Without the pictures, copy the entries below word for word.

__Data excerpts__
[Begin]
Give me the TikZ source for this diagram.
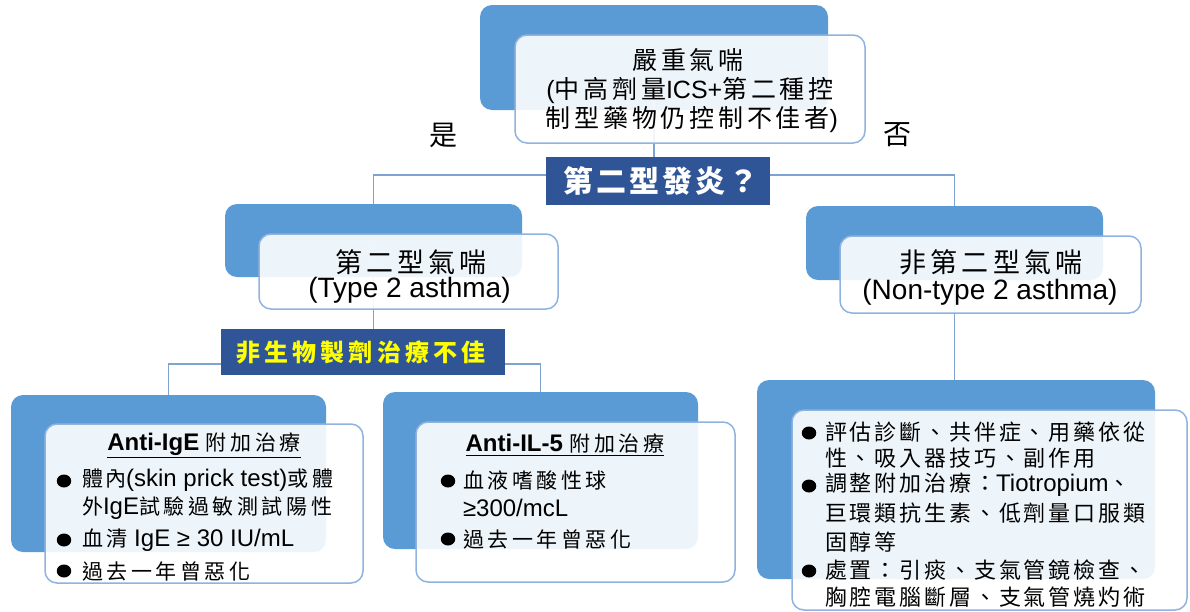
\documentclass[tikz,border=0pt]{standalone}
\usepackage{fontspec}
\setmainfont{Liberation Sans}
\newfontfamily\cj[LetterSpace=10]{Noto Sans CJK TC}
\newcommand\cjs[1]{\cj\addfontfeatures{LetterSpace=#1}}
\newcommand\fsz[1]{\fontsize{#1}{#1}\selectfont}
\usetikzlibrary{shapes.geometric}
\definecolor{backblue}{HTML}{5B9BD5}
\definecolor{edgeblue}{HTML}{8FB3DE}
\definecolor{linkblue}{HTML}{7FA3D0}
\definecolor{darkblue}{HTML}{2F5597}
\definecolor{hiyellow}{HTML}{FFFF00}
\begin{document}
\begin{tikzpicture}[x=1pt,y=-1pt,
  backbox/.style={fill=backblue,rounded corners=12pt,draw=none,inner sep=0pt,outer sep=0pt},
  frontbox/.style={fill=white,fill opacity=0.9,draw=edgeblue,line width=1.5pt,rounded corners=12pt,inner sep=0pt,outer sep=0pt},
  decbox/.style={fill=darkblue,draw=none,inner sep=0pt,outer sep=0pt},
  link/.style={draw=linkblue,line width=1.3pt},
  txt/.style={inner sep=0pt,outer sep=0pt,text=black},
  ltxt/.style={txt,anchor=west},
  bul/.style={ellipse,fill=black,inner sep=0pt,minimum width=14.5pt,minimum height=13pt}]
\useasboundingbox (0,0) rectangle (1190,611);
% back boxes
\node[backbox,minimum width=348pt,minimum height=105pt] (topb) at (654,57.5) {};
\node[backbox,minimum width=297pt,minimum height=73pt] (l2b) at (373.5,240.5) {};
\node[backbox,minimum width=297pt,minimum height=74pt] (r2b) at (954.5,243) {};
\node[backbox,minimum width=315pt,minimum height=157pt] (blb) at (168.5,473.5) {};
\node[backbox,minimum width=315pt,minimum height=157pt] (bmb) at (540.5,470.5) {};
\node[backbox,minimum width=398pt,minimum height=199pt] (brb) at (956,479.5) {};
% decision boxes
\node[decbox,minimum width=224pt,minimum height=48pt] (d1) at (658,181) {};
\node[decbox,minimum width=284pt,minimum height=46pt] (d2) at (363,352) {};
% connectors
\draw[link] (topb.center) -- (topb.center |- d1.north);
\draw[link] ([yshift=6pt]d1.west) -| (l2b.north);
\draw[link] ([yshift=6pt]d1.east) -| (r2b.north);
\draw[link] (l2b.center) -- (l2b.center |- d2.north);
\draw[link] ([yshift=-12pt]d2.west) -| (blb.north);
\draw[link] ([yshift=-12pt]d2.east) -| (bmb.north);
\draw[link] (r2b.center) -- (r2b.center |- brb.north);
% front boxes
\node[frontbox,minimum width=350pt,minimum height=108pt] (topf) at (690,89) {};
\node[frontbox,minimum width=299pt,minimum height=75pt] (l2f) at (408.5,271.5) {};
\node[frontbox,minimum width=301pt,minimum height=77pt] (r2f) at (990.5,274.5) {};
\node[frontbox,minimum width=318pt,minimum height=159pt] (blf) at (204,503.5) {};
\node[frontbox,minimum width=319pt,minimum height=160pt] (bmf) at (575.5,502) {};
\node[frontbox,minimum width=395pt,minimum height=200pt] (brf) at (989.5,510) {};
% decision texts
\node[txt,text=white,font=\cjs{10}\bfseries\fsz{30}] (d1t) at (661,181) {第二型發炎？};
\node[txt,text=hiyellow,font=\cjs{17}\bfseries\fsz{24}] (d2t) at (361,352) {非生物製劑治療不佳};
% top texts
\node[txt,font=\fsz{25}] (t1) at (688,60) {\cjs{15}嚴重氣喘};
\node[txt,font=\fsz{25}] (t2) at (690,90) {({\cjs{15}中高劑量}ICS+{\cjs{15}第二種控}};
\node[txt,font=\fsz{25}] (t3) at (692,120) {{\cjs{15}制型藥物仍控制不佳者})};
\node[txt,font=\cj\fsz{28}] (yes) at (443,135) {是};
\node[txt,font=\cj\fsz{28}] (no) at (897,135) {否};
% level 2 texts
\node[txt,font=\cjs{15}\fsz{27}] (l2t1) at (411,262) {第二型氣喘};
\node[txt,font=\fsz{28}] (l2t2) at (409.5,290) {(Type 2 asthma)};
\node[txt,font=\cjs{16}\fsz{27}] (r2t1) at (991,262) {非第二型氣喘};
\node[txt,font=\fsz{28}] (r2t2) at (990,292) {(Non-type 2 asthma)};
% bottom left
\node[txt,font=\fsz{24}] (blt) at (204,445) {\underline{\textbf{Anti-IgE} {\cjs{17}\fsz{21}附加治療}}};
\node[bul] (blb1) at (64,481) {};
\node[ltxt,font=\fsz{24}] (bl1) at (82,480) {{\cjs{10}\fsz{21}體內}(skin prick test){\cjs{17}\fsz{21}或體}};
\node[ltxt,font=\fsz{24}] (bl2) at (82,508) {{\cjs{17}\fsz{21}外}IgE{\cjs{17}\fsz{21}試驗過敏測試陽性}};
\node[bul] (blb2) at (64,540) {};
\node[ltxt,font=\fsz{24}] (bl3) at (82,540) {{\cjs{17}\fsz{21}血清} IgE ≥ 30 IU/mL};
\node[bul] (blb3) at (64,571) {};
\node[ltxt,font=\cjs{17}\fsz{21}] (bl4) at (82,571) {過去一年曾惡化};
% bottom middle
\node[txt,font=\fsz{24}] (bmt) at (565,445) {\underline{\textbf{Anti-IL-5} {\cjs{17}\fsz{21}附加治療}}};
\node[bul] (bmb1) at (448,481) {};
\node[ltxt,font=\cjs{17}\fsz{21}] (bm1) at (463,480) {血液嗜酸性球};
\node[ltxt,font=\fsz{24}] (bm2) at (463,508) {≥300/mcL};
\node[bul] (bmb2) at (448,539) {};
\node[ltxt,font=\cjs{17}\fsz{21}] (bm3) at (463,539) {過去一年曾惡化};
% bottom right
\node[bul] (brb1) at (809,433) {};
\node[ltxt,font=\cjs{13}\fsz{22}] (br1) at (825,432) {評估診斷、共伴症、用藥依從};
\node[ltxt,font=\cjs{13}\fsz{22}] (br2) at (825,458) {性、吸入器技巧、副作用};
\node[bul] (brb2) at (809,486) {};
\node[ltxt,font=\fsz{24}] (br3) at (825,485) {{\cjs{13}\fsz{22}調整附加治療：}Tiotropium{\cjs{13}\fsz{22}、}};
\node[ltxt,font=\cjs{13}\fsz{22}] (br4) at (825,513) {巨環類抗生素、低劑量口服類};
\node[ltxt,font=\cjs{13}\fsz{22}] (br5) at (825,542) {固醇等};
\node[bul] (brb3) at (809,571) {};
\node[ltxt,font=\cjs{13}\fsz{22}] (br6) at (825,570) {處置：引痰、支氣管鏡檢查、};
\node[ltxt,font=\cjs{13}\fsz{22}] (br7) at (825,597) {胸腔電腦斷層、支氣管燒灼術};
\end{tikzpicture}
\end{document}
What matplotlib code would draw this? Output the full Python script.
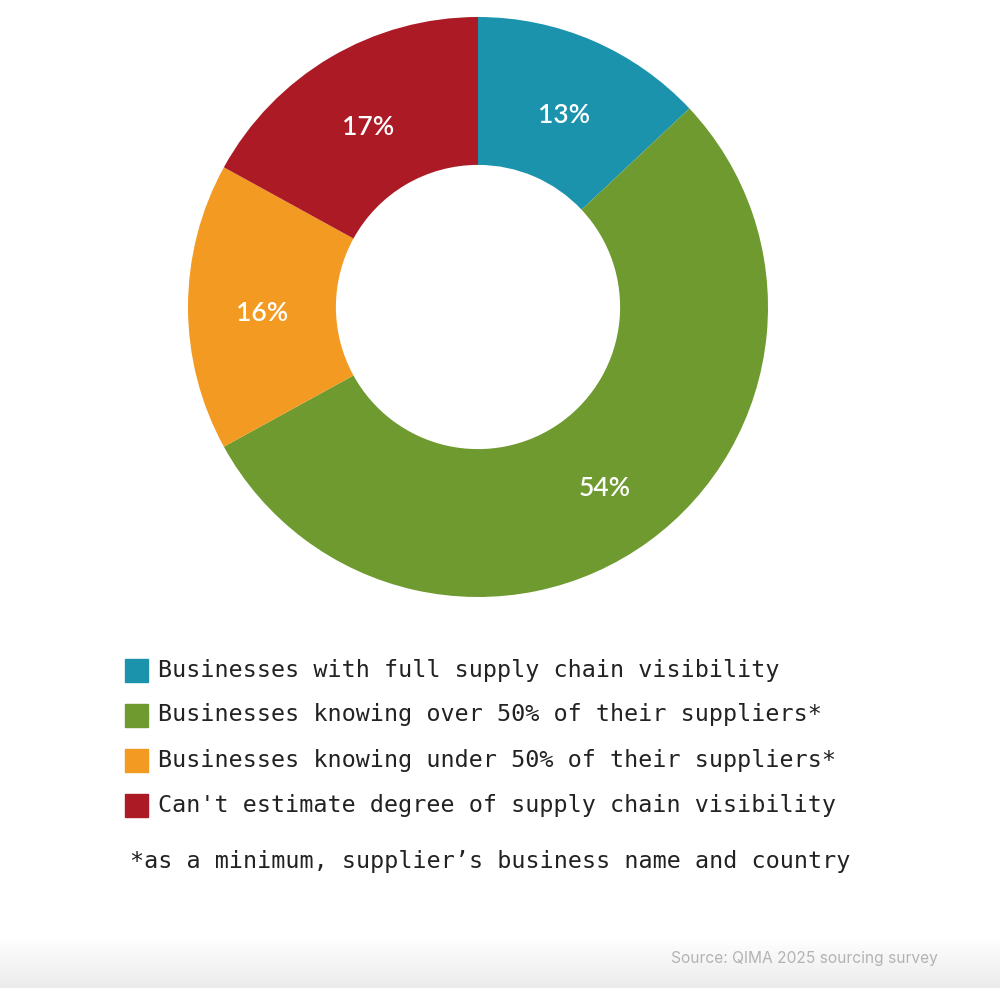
[End]
__Exercise output__
Give me the TikZ source for this diagram.
\documentclass[tikz,border=0pt]{standalone}
\usepackage{fontspec}
\setmainfont{Liberation Sans}
\newfontfamily\cj[LetterSpace=10]{Noto Sans CJK TC}
\newcommand\cjs[1]{\cj\addfontfeatures{LetterSpace=#1}}
\newcommand\fsz[1]{\fontsize{#1}{#1}\selectfont}
\usetikzlibrary{shapes.geometric}
\definecolor{backblue}{HTML}{5B9BD5}
\definecolor{edgeblue}{HTML}{8FB3DE}
\definecolor{linkblue}{HTML}{7FA3D0}
\definecolor{darkblue}{HTML}{2F5597}
\definecolor{hiyellow}{HTML}{FFFF00}
\begin{document}
\begin{tikzpicture}[x=1pt,y=-1pt,
  backbox/.style={fill=backblue,rounded corners=12pt,draw=none,inner sep=0pt,outer sep=0pt},
  frontbox/.style={fill=white,fill opacity=0.9,draw=edgeblue,line width=1.5pt,rounded corners=12pt,inner sep=0pt,outer sep=0pt},
  decbox/.style={fill=darkblue,draw=none,inner sep=0pt,outer sep=0pt},
  link/.style={draw=linkblue,line width=1.3pt},
  txt/.style={inner sep=0pt,outer sep=0pt,text=black},
  ltxt/.style={txt,anchor=west},
  bul/.style={ellipse,fill=black,inner sep=0pt,minimum width=14.5pt,minimum height=13pt}]
\useasboundingbox (0,0) rectangle (1190,611);
% back boxes
\node[backbox,minimum width=348pt,minimum height=105pt] (topb) at (654,57.5) {};
\node[backbox,minimum width=297pt,minimum height=73pt] (l2b) at (373.5,240.5) {};
\node[backbox,minimum width=297pt,minimum height=74pt] (r2b) at (954.5,243) {};
\node[backbox,minimum width=315pt,minimum height=157pt] (blb) at (168.5,473.5) {};
\node[backbox,minimum width=315pt,minimum height=157pt] (bmb) at (540.5,470.5) {};
\node[backbox,minimum width=398pt,minimum height=199pt] (brb) at (956,479.5) {};
% decision boxes
\node[decbox,minimum width=224pt,minimum height=48pt] (d1) at (658,181) {};
\node[decbox,minimum width=284pt,minimum height=46pt] (d2) at (363,352) {};
% connectors
\draw[link] (topb.center) -- (topb.center |- d1.north);
\draw[link] ([yshift=6pt]d1.west) -| (l2b.north);
\draw[link] ([yshift=6pt]d1.east) -| (r2b.north);
\draw[link] (l2b.center) -- (l2b.center |- d2.north);
\draw[link] ([yshift=-12pt]d2.west) -| (blb.north);
\draw[link] ([yshift=-12pt]d2.east) -| (bmb.north);
\draw[link] (r2b.center) -- (r2b.center |- brb.north);
% front boxes
\node[frontbox,minimum width=350pt,minimum height=108pt] (topf) at (690,89) {};
\node[frontbox,minimum width=299pt,minimum height=75pt] (l2f) at (408.5,271.5) {};
\node[frontbox,minimum width=301pt,minimum height=77pt] (r2f) at (990.5,274.5) {};
\node[frontbox,minimum width=318pt,minimum height=159pt] (blf) at (204,503.5) {};
\node[frontbox,minimum width=319pt,minimum height=160pt] (bmf) at (575.5,502) {};
\node[frontbox,minimum width=395pt,minimum height=200pt] (brf) at (989.5,510) {};
% decision texts
\node[txt,text=white,font=\cjs{10}\bfseries\fsz{30}] (d1t) at (661,181) {第二型發炎？};
\node[txt,text=hiyellow,font=\cjs{17}\bfseries\fsz{24}] (d2t) at (361,352) {非生物製劑治療不佳};
% top texts
\node[txt,font=\fsz{25}] (t1) at (688,60) {\cjs{15}嚴重氣喘};
\node[txt,font=\fsz{25}] (t2) at (690,90) {({\cjs{15}中高劑量}ICS+{\cjs{15}第二種控}};
\node[txt,font=\fsz{25}] (t3) at (692,120) {{\cjs{15}制型藥物仍控制不佳者})};
\node[txt,font=\cj\fsz{28}] (yes) at (443,135) {是};
\node[txt,font=\cj\fsz{28}] (no) at (897,135) {否};
% level 2 texts
\node[txt,font=\cjs{15}\fsz{27}] (l2t1) at (411,262) {第二型氣喘};
\node[txt,font=\fsz{28}] (l2t2) at (409.5,290) {(Type 2 asthma)};
\node[txt,font=\cjs{16}\fsz{27}] (r2t1) at (991,262) {非第二型氣喘};
\node[txt,font=\fsz{28}] (r2t2) at (990,292) {(Non-type 2 asthma)};
% bottom left
\node[txt,font=\fsz{24}] (blt) at (204,445) {\underline{\textbf{Anti-IgE} {\cjs{17}\fsz{21}附加治療}}};
\node[bul] (blb1) at (64,481) {};
\node[ltxt,font=\fsz{24}] (bl1) at (82,480) {{\cjs{10}\fsz{21}體內}(skin prick test){\cjs{17}\fsz{21}或體}};
\node[ltxt,font=\fsz{24}] (bl2) at (82,508) {{\cjs{17}\fsz{21}外}IgE{\cjs{17}\fsz{21}試驗過敏測試陽性}};
\node[bul] (blb2) at (64,540) {};
\node[ltxt,font=\fsz{24}] (bl3) at (82,540) {{\cjs{17}\fsz{21}血清} IgE ≥ 30 IU/mL};
\node[bul] (blb3) at (64,571) {};
\node[ltxt,font=\cjs{17}\fsz{21}] (bl4) at (82,571) {過去一年曾惡化};
% bottom middle
\node[txt,font=\fsz{24}] (bmt) at (565,445) {\underline{\textbf{Anti-IL-5} {\cjs{17}\fsz{21}附加治療}}};
\node[bul] (bmb1) at (448,481) {};
\node[ltxt,font=\cjs{17}\fsz{21}] (bm1) at (463,480) {血液嗜酸性球};
\node[ltxt,font=\fsz{24}] (bm2) at (463,508) {≥300/mcL};
\node[bul] (bmb2) at (448,539) {};
\node[ltxt,font=\cjs{17}\fsz{21}] (bm3) at (463,539) {過去一年曾惡化};
% bottom right
\node[bul] (brb1) at (809,433) {};
\node[ltxt,font=\cjs{13}\fsz{22}] (br1) at (825,432) {評估診斷、共伴症、用藥依從};
\node[ltxt,font=\cjs{13}\fsz{22}] (br2) at (825,458) {性、吸入器技巧、副作用};
\node[bul] (brb2) at (809,486) {};
\node[ltxt,font=\fsz{24}] (br3) at (825,485) {{\cjs{13}\fsz{22}調整附加治療：}Tiotropium{\cjs{13}\fsz{22}、}};
\node[ltxt,font=\cjs{13}\fsz{22}] (br4) at (825,513) {巨環類抗生素、低劑量口服類};
\node[ltxt,font=\cjs{13}\fsz{22}] (br5) at (825,542) {固醇等};
\node[bul] (brb3) at (809,571) {};
\node[ltxt,font=\cjs{13}\fsz{22}] (br6) at (825,570) {處置：引痰、支氣管鏡檢查、};
\node[ltxt,font=\cjs{13}\fsz{22}] (br7) at (825,597) {胸腔電腦斷層、支氣管燒灼術};
\end{tikzpicture}
\end{document}
What matplotlib code would draw this? Output the full Python script.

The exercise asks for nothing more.